Thousands of Crimean refugees flee to mainland to escape Russia

28.03.2014, 16:29
Thousands of Crimean refugees flee to mainland to escape Russia - фото 1

Usman Abdulaev, his wife Elmaz, their two children and wife’s mother Gulnar sit on a single bed in an old vacation sanatorium room to pose for a picture. 

“This will be our first family portrait in Kyiv,” Elmaz says, making another attempt to get her 6-year-old son Tymur to sit still for a moment.

Abdulaev’s family fled Crimea, Ukraine’s Russian-annexed peninsula with a population of two million people, this week. The family of Crimean Tatars lived in Yevpatroia, had a house and worked as doctors.

 “I came back here with my family in the 1990s, we came back to the land of my father, just wanted to live on native land. Built a house,” explains Abdulayev’s 60-year-old mother-in-law, Gulnar. 

But now it’s all gone – their home and their native land. The same is true already for thousands of former peninsula residents who don’t want to live under Russian rule.

As Russian troops invaded on Feb. 27, many people fled, with the flow increasing after a March 16 Kremlin-orchestrated referendum was held to ratify Russia’s seizure of Ukrainian territory.

Ukrainian Prime Minister Arseniy Yatseniuk said Ukraine’s mainland is ready to accept and accommodate up to 23,000 refugees.
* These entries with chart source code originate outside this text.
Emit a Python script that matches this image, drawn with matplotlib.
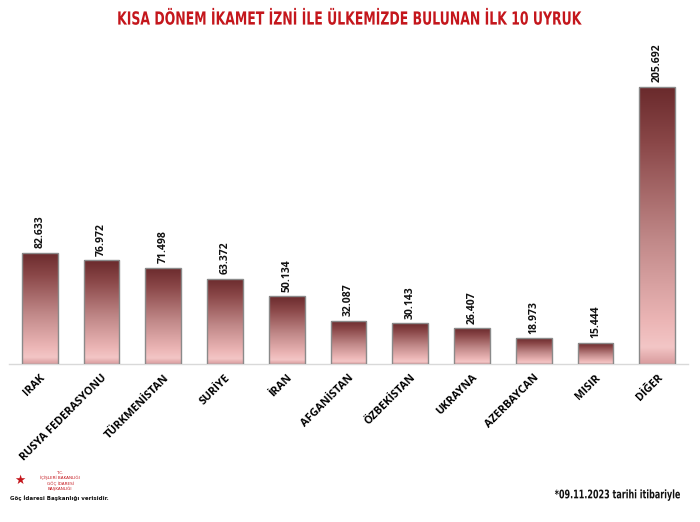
import numpy as np
import matplotlib.pyplot as plt
from matplotlib.colors import LinearSegmentedColormap
from matplotlib.textpath import TextPath
from matplotlib.patches import PathPatch
from matplotlib.font_manager import FontProperties
from matplotlib.transforms import Affine2D

# data
countries = ["IRAK", "RUSYA FEDERASYONU", "TÜRKMENİSTAN", "SURİYE", "İRAN",
             "AFGANİSTAN", "ÖZBEKİSTAN", "UKRAYNA", "AZERBAYCAN", "MISIR", "DİĞER"]
values = [82633, 76972, 71498, 63372, 50134, 32087, 30143, 26407, 18973, 15444, 205692]

title = "KISA DÖNEM İKAMET İZNİ İLE ÜLKEMİZDE BULUNAN İLK 10 UYRUK"
note = "*09.11.2023 tarihi itibariyle"

W, H = 700, 522
fig = plt.figure(figsize=(W / 100, H / 100), dpi=100)
ax = fig.add_axes([9/W, 158/H, 679/W, 324/H])


def condensed_text(s, x_px, y_px, size, color, squeeze=0.72, ha="center"):
    # text drawn as a path squeezed horizontally, positioned in figure pixels
    fp = FontProperties(family="DejaVu Sans", weight="bold")
    tp = TextPath((0, 0), s, size=size, prop=fp)
    bb = tp.get_extents()
    sc = 100 / 72
    w = bb.width * sc * squeeze
    h_cap = size * sc * 0.73
    x0 = x_px - w / 2 if ha == "center" else x_px - w
    tr = (Affine2D().translate(-bb.x0, 0).scale(sc * squeeze, sc)
          .translate(x0, H - y_px - h_cap / 2))
    fig.patches.append(PathPatch(tr.transform_path(tp), facecolor=color, edgecolor="none",
                                 transform=None, figure=fig))


x = np.arange(len(countries))
bars = ax.bar(x, values, width=0.58, color="none", edgecolor="#8a8a8a", linewidth=1.0, zorder=3)

# vertical gradient for each bar (dark top -> light pink near bottom)
grad_cmap = LinearSegmentedColormap.from_list(
    "bar", [(0.0, "#d99c9e"), (0.06, "#f3c6c6"), (0.15, "#ecb6b6"),
            (0.45, "#c08888"), (0.8, "#8a4748"), (1.0, "#6a2a2c")])
g = np.linspace(0, 1, 256).reshape(-1, 1)
for b in bars:
    x0, y0 = b.get_x(), b.get_y()
    w, h = b.get_width(), b.get_height()
    im = ax.imshow(g, cmap=grad_cmap, aspect="auto", origin="lower",
                   extent=[x0, x0 + w, y0, y0 + h], zorder=2)
    im.set_clip_path(b)

for xi, v in zip(x, values):
    ax.text(xi, v + 3500, f"{v:,}".replace(",", "."), rotation=90, ha="center", va="bottom",
            fontsize=7.5, fontweight="bold", family="Open Sans", color="#111111")

ax.set_xlim(-0.5, len(countries) - 0.5)
ax.set_ylim(0, 240600)
ax.set_xticks(x)
ax.set_xticklabels(countries, rotation=45, ha="right", rotation_mode="anchor",
                   fontsize=7.8, fontweight="bold", family="Open Sans")
ax.tick_params(axis="x", length=0, pad=6)
ax.set_yticks([])
for s in ["top", "right", "left"]:
    ax.spines[s].set_visible(False)
ax.spines["bottom"].set_color("#d9d9d9")
ax.spines["bottom"].set_linewidth(1.0)

condensed_text(title, 350, 18, 13, "#c4161c", squeeze=0.69)
condensed_text(note, 680, 494, 8.5, "#111111", squeeze=0.68, ha="right")

# logo stand-in
fig.text(20/W, 1 - 480/H, "★", color="#c4161c", fontsize=9, ha="center", va="center")
fig.text(60/W, 1 - 481/H, "T.C.\nİÇİŞLERİ BAKANLIĞI\nGÖÇ İDARESİ\nBAŞKANLIĞI", color="#c4161c",
         fontsize=3, ha="center", va="center", linespacing=1.1)
fig.text(10/W, 1 - 498/H, "Göç İdaresi Başkanlığı verisidir.", color="#111111",
         fontsize=4, fontweight="bold", ha="left", va="center")

fig.savefig("out.png", dpi=100)
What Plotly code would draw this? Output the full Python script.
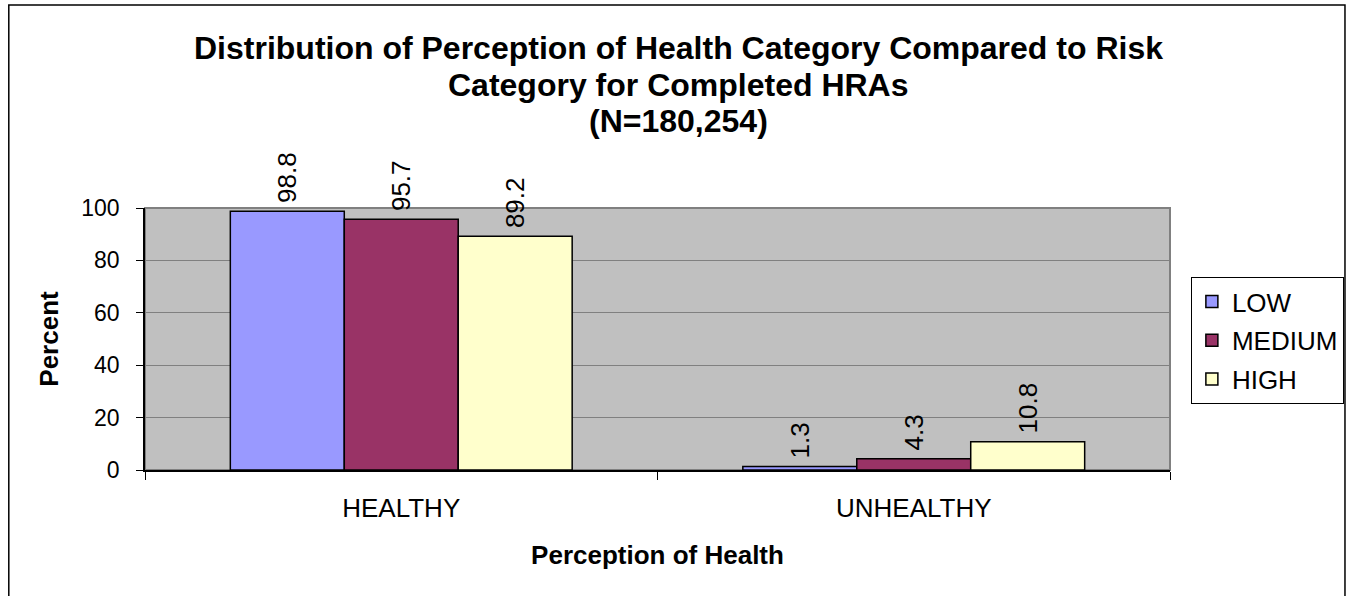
import plotly.graph_objects as go

categories = ["HEALTHY", "UNHEALTHY"]
series_names = ["LOW", "MEDIUM", "HIGH"]
low_vals = [98.8, 1.3]
medium_vals = [95.7, 4.3]
high_vals = [89.2, 10.8]
colors = ["#9999FF", "#993366", "#FFFFCC"]
title_lines = ["Distribution of Perception of Health Category Compared to Risk",
               "Category for Completed HRAs",
               "(N=180,254)"]
y_ticks = [0, 20, 40, 60, 80, 100]

FONT = "Arial, Liberation Sans, sans-serif"
W, H = 1356, 596
L, R, T, B = 145, 1176, 208, 470
pw, ph = R - L, B - T

def px(x):
    return (x - L) / pw

def py(y):
    return (B - y) / ph

fig = go.Figure()
for name, vals, col in zip(series_names, [low_vals, medium_vals, high_vals], colors):
    fig.add_trace(go.Bar(
        x=categories, y=vals, name=name, legendgroup=name,
        marker=dict(color=col, line=dict(color="black", width=1.5)),
        text=[f"\u2009{v:.1f}" for v in vals], textposition="outside", textangle=-90,
        textfont=dict(family=FONT, size=26, color="black"),
        cliponaxis=False, constraintext="none",
    ))

annotations = []
for yy, line in zip([48, 85, 121], title_lines):
    annotations.append(dict(text=f"<b>{line}</b>", xref="paper", yref="paper",
                            x=px(682), y=py(yy), xanchor="center", yanchor="middle",
                            showarrow=False, font=dict(family=FONT, size=32, color="black")))

fig.update_layout(
    width=W, height=H,
    margin=dict(l=L, r=W - R, t=T, b=H - B, pad=0),
    paper_bgcolor="white", plot_bgcolor="#C0C0C0",
    barmode="group", bargap=0.333, bargroupgap=0,
    font=dict(family=FONT, size=23, color="black"),
    showlegend=True,
    legend=dict(x=px(1197), y=py(277), xanchor="left", yanchor="top",
                bordercolor="black", borderwidth=1, bgcolor="white",
                font=dict(family=FONT, size=26, color="black"),
                traceorder="grouped", tracegroupgap=2, itemwidth=30),
    annotations=annotations,
    xaxis=dict(showline=True, linecolor="black", linewidth=1.5, tickson="boundaries",
               ticks="outside", ticklen=8, tickcolor="black", showgrid=False,
               tickfont=dict(family=FONT, size=26), ticklabelstandoff=14,
               title=dict(text="<b>Perception of Health</b>", font=dict(family=FONT, size=26), standoff=24)),
    yaxis=dict(range=[0, 100], tickvals=y_ticks, showline=True, linecolor="black", linewidth=1.5,
               ticks="outside", ticklen=7, tickcolor="black", showgrid=True, gridcolor="#808080",
               gridwidth=1, zeroline=False, tickfont=dict(family=FONT, size=23), ticklabelstandoff=12,
               title=dict(text="<b>Percent</b>", font=dict(family=FONT, size=26), standoff=15)),
    shapes=[
        dict(type="rect", xref="paper", yref="paper", x0=0, x1=1, y0=0, y1=1,
             line=dict(color="#808080", width=2), layer="below"),
        dict(type="rect", xref="paper", yref="paper", x0=px(8), x1=px(1352), y0=py(5), y1=py(610),
             line=dict(color="black", width=1.5), layer="above"),
    ],
)

fig.write_html("out.html", config={"displayModeBar": False},
               post_script="document.body.style.margin='0';document.body.style.overflow='hidden';")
Temporary shelters for displaced Crimeans have been organized in Lviv, Lutsk, Vinnytsia, Dnipropetrovsk and other Ukrainian cities. 

According to Ukrainian Social Policy Minister Liudmyla Denisova, some 3,600 Crimeans have already applied for state help to regional coordination centers as of March 25, with a third of them in Lviv and another third of them in Ivano-Frankivsk.
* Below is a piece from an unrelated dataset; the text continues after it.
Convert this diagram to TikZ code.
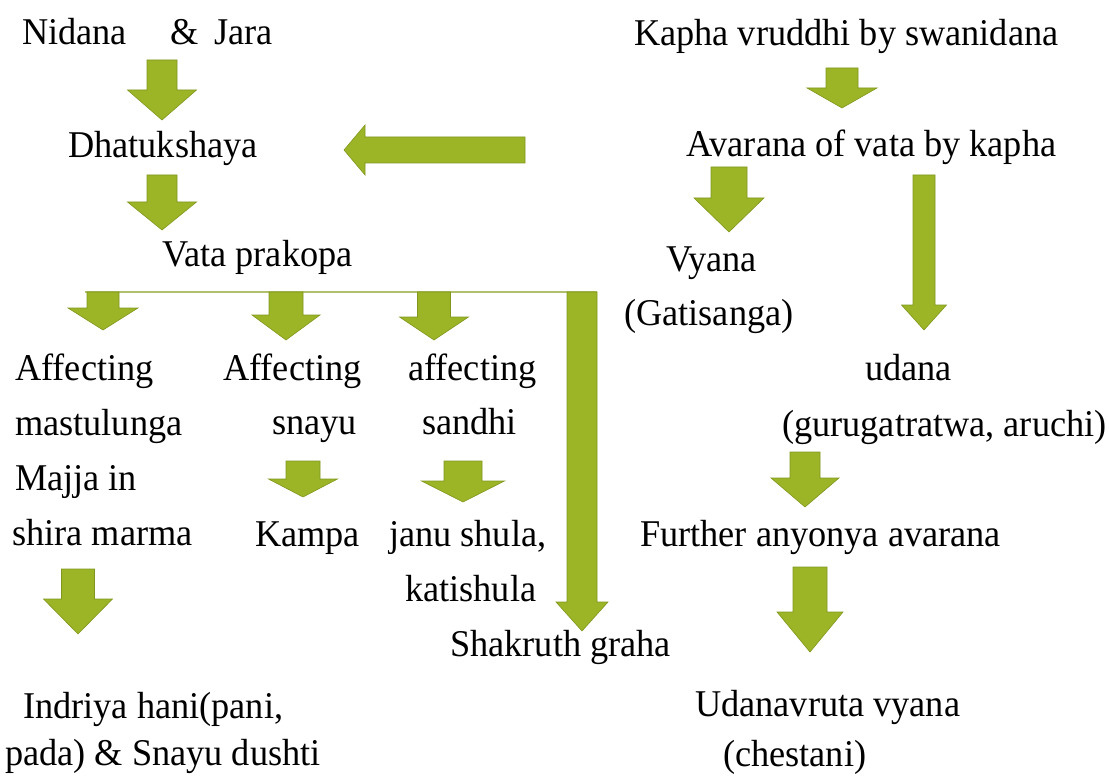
\documentclass[tikz,border=0pt]{standalone}
\usepackage{fontspec}
\setmainfont{Liberation Serif}[FakeStretch=0.96]
\usetikzlibrary{calc}
\definecolor{leaf}{RGB}{155,181,38}
\definecolor{leafedge}{RGB}{128,150,30}
\definecolor{stem}{RGB}{176,192,108}
\def\dnarrow#1#2#3#4#5#6{\filldraw[leafarrow] (#1-#4,#2) -- (#1+#4,#2) -- (#1+#4,#3-#6) -- (#1+#5,#3-#6) -- (#1,#3) -- (#1-#5,#3-#6) -- (#1-#4,#3-#6) -- cycle;}
\tikzset{
  txt/.style={anchor=base west, inner sep=0pt, font=\fontsize{37.8}{45}\selectfont},
  leafarrow/.style={fill=leaf, draw=leafedge, line width=0.6pt, line join=miter}
}

\begin{document}
\begin{tikzpicture}[x=1pt,y=-1pt]
\useasboundingbox (0,0) rectangle (1109,778);
% left column
\node[txt] (nidana) at (22,45) {Nidana\hspace{44pt}\&\hspace{15pt}Jara};
\node[txt] (dhatu) at (68,158) {Dhatukshaya};
\node[txt] (vata) at (162,267) {Vata prakopa};
\node[txt] (aff1) at (15,380) {Affecting};
\node[txt] (mastu) at (15,435) {mastulunga};
\node[txt] (majja) at (15,490) {Majja in};
\node[txt] (shira) at (12,545) {shira marma};
\node[txt] (indriya) at (23,718) {Indriya hani(pani,};
\node[txt] (pada) at (5,765) {pada) \& Snayu dushti};
\node[txt] (aff2) at (223,380) {Affecting};
\node[txt] (snayu) at (272,434) {snayu};
\node[txt] (kampa) at (255,546) {Kampa};
\node[txt] (aff3) at (408,380) {affecting};
\node[txt] (sandhi) at (422,434) {sandhi};
\node[txt] (janu) at (389,546) {janu shula,};
\node[txt] (kati) at (405,601) {katishula};
\node[txt] (shakruth) at (450,656) {Shakruth graha};
% right column
\node[txt] (kapha) at (634,46) {Kapha vruddhi by swanidana};
\node[txt] (avarana) at (686,157) {Avarana of vata by kapha};
\node[txt] (vyana) at (666,272) {Vyana};
\node[txt] (gati) at (624,326) {(Gatisanga)};
\node[txt] (udana) at (865,380) {udana};
\node[txt] (guru) at (782,436) {(gurugatratwa, aruchi)};
\node[txt] (further) at (640,546) {Further anyonya avarana};
\node[txt] (udanav) at (695,716) {Udanavruta vyana};
\node[txt] (chest) at (723,766) {(chestani)};
% branch line under Vata prakopa
\coordinate (branchL) at (85,292);
\coordinate (branchR) at (597,292);
\draw[stem, line width=1.6pt] (branchL) -- (branchR);
% block arrows
\dnarrow{162}{60}{120}{15}{34.5}{30}
\dnarrow{162}{175}{230}{15}{34.5}{28}
\dnarrow{103}{292}{330}{16}{35}{22}
\dnarrow{286}{292}{340}{17}{34}{25}
\dnarrow{434}{292}{340}{16.5}{34.5}{23}
\dnarrow{78}{569}{634}{16.5}{34.5}{35}
\dnarrow{303}{461}{497}{17}{34.5}{18}
\dnarrow{463}{461}{502}{19}{41.5}{21}
\dnarrow{582}{292}{631}{15}{26}{29}
\dnarrow{842}{68}{108}{16}{35}{20}
\dnarrow{729}{167}{232}{18}{35}{34}
\dnarrow{924}{175}{330}{11}{22.5}{25}
\dnarrow{805}{452}{507}{15}{34}{29}
\dnarrow{810}{567}{652}{17}{33}{40}
\filldraw[leafarrow] (344,150) -- (365,125) -- (365,137) -- (525,137) -- (525,163) -- (365,163) -- (365,175) -- cycle;
\end{tikzpicture}
\end{document}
Besides the government relocation centers, many people are volunteering to take Crimean refugees into their homes. Some 150 Crimeans have already registered in the Kyiv Coordination Center for Crimean refugees, founded by the Ukrainian government on March 20. Some 50 have already been placed in old sanatoriums that belong to Kyiv city enterprises. 

Abdulayev’s family started looking for a place to stay in Kyiv, found the hotline of the Kyiv Coordination Center for Crimean Refugees and thus got a temporary home in an old sanatorium not far from Kyiv.

Children of Crimean refugees play in the hall of sanatorium in Pushcha Vodytsa. Kyivans keep bringing food, clothes and toys to support Crimeans who left the peninsula after Russian annexation.

“We just caught the train to Kyiv, had no idea what the future would bring us or even where we are going to live,” Usman Abdulaev says. 

And this is the same story for more than 40 Crimea refugees who got their shelters in the Kyiv suburban resort of Pushcha-Vodytsya. 

All are confronted with the same issues: what to do with the property left in Crimea, restoring documents, finding permanent homes.

The biggest worry of Crimean refugees, however, is the safety of those who stayed on peninsula.

“I kind of understand that there is a 99 percent that nothing bad will happen to them there, but there is still that one percent and one percent is a lot when it comes to your loved ones,” says a 60-year-old journalist from Sudak. He did not want to be identified because his wife remains in Crimea. He left his hometown this week, desperate to keep his two sons safe. 

The journalist believes that Russia will return Crimea to Ukraine eventually. “Even if I don’t live long enough to see that, I know my son will be on the tank, taking over our native land again,” he laughs as tears spring from his eyes.

Kyiv’s Crimean guests are amazed by the hospitality of people.

“We’ve been told there are just Molotov cocktails flying here, we expected it to be different of course, but this is just unbelievable,” says Usman Abdulayev. “People bring food, toys, clothes, books, shoes, cosmetics and always come with a good word.”

Valeriy Slutskyi, an employee of Kyivpastrans, which owns sanatoriums where the refugees live, is organizing accommodation for them. ”Just two days after we called on people for some help, we got enough to feed 50 people for a week plus a room full of clothes and toys,” he says.

Kateryna Stelmah, a mother of two and a private entrepreneur from Kyiv, is among the donors. “I gathered a whole truck of stuff for them overnight,” Stelmakh smiles. “We all can appear in the same situation at any moment now and they would do the same for us.”

Elena Tsyganko, who is Russian, left her home and family business in Sevastopol a week ago. She feels Ukrainian and wants to live in Ukraine. Tsygolko and her husband stayed with friends at first but then came to the coordination center to see how the state can help.

“We need not only financial support but moral support as well,” Tsygolko says, and then, tearing up. “Tell me who on earth had a right to take our home from us.”